Leader: Profession must collaborate or risk its reputation

Leader: Profession must collaborate or risk its reputation

In the wake of more tax avoidance publicity, the profession must do a better job of extolling its virtues, says Accountancy Age

THE LATEST BLOG from Michael Izza castigating aggressive tax avoidance-peddling among the institute’s members was well-meaning, but has been criticised by respondents for, among other things, effectively calling on advisors to not provide their clients with accurate tax mitigation options.

Balancing that out were comments from Tax Advice Network chairman (and former tax faculty chair) Mark Lee in support of Izza’s theme.

Taking a binary position in tax matters, particularly for advisors, is contentious. “If it’s lega,l it’s fine – we owe a duty to provide clients with the best options to reduce their tax bill as possible,” say many of them.
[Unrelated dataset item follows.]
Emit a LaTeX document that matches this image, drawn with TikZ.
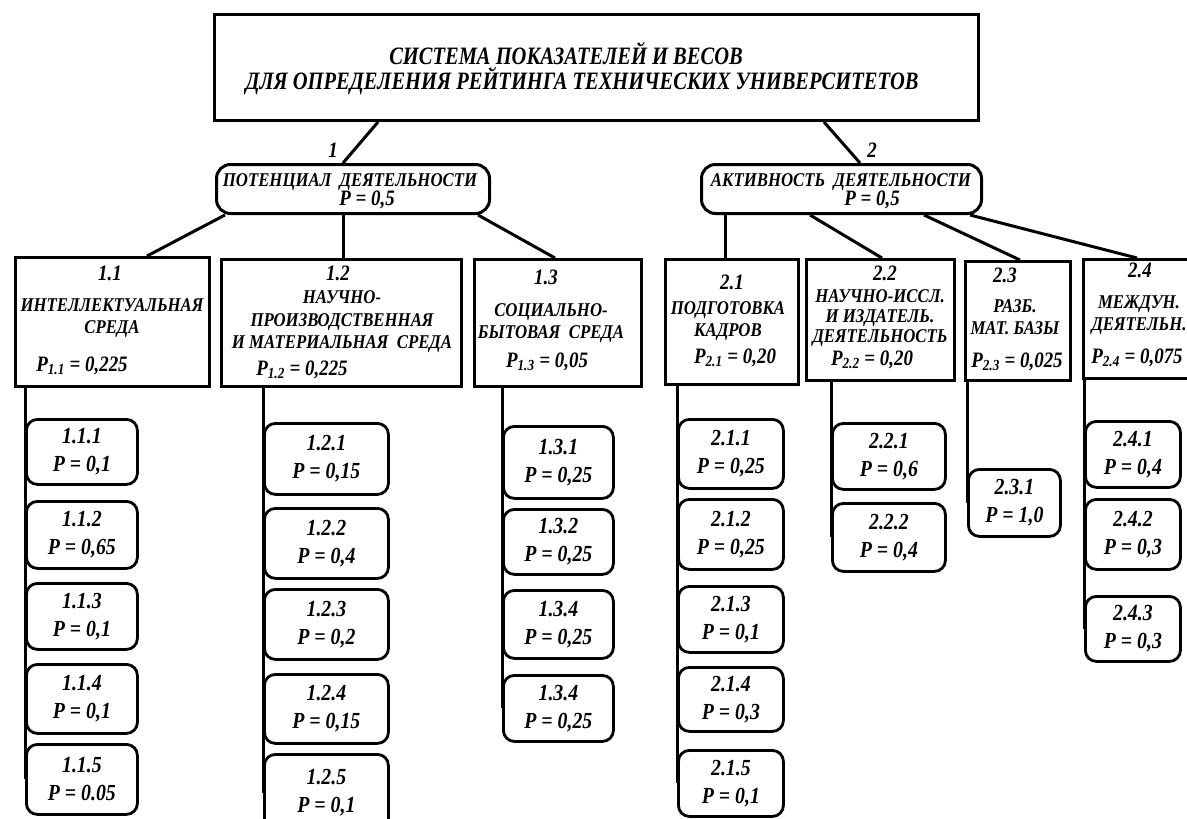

Those that see grey in-between the black and white are more likely to encounter hand-wringing situations where they are stuck between a ‘duty of care’ in outlining all options, despite some possibly being risky or … unsavoury. Of course, the decision is up to the client.

As long as our tax system stays fundamentally as it is, there will always be providers of ‘exotic’ tax schemes that, while legal, will be viewed by many as beyond the pale.

For the ICAEW, I don’t see how it could haul its members over the coal for providing schemes such as Jimmy Carr’s K2. Who is the institute to decide where the legislative line is drawn? That doesn’t mean it has to support them, but I think the institute should be pragmatic on this one.

The matter is made more complex by what are often relatively benign tax decisions presented as ‘outrageous’ by the media and publicity-gobbling politicians.

So what’s the answer?

We know the profession does a damned good job at doing HMRC’s dirty work – and, in a more general sense, is the major crutch on which an ailing business community leans for technical and advisory support.

I think the institutes must collaborate much more closely, policy- and publicity-wise, in extolling the virtues of their members, and making it clearer that advisors do follow the tax rules – it’s just that sometimes the rules aren’t very well put together.

If we have an umbrella group of professional accounting bodies known as the CCAB, let’s use it rather than letting it be a glorified tea and coffee meeting for the institutes’ presidents and chief execs. It would be great to get the firms themselves working as one on this, but I fear that’s a step too far.

In fact, such an approach could easily transpose across audit and insolvency, where various interested groups give those two sections of the profession a good kicking on a regular basis.

At the moment, the profession appears too cynical, fragmented and reactive. Reputational damage is serious – just ask ex-Andersen staff.

It’s time to pull together, step out, and focus on the ‘good things’ the advisory profession does.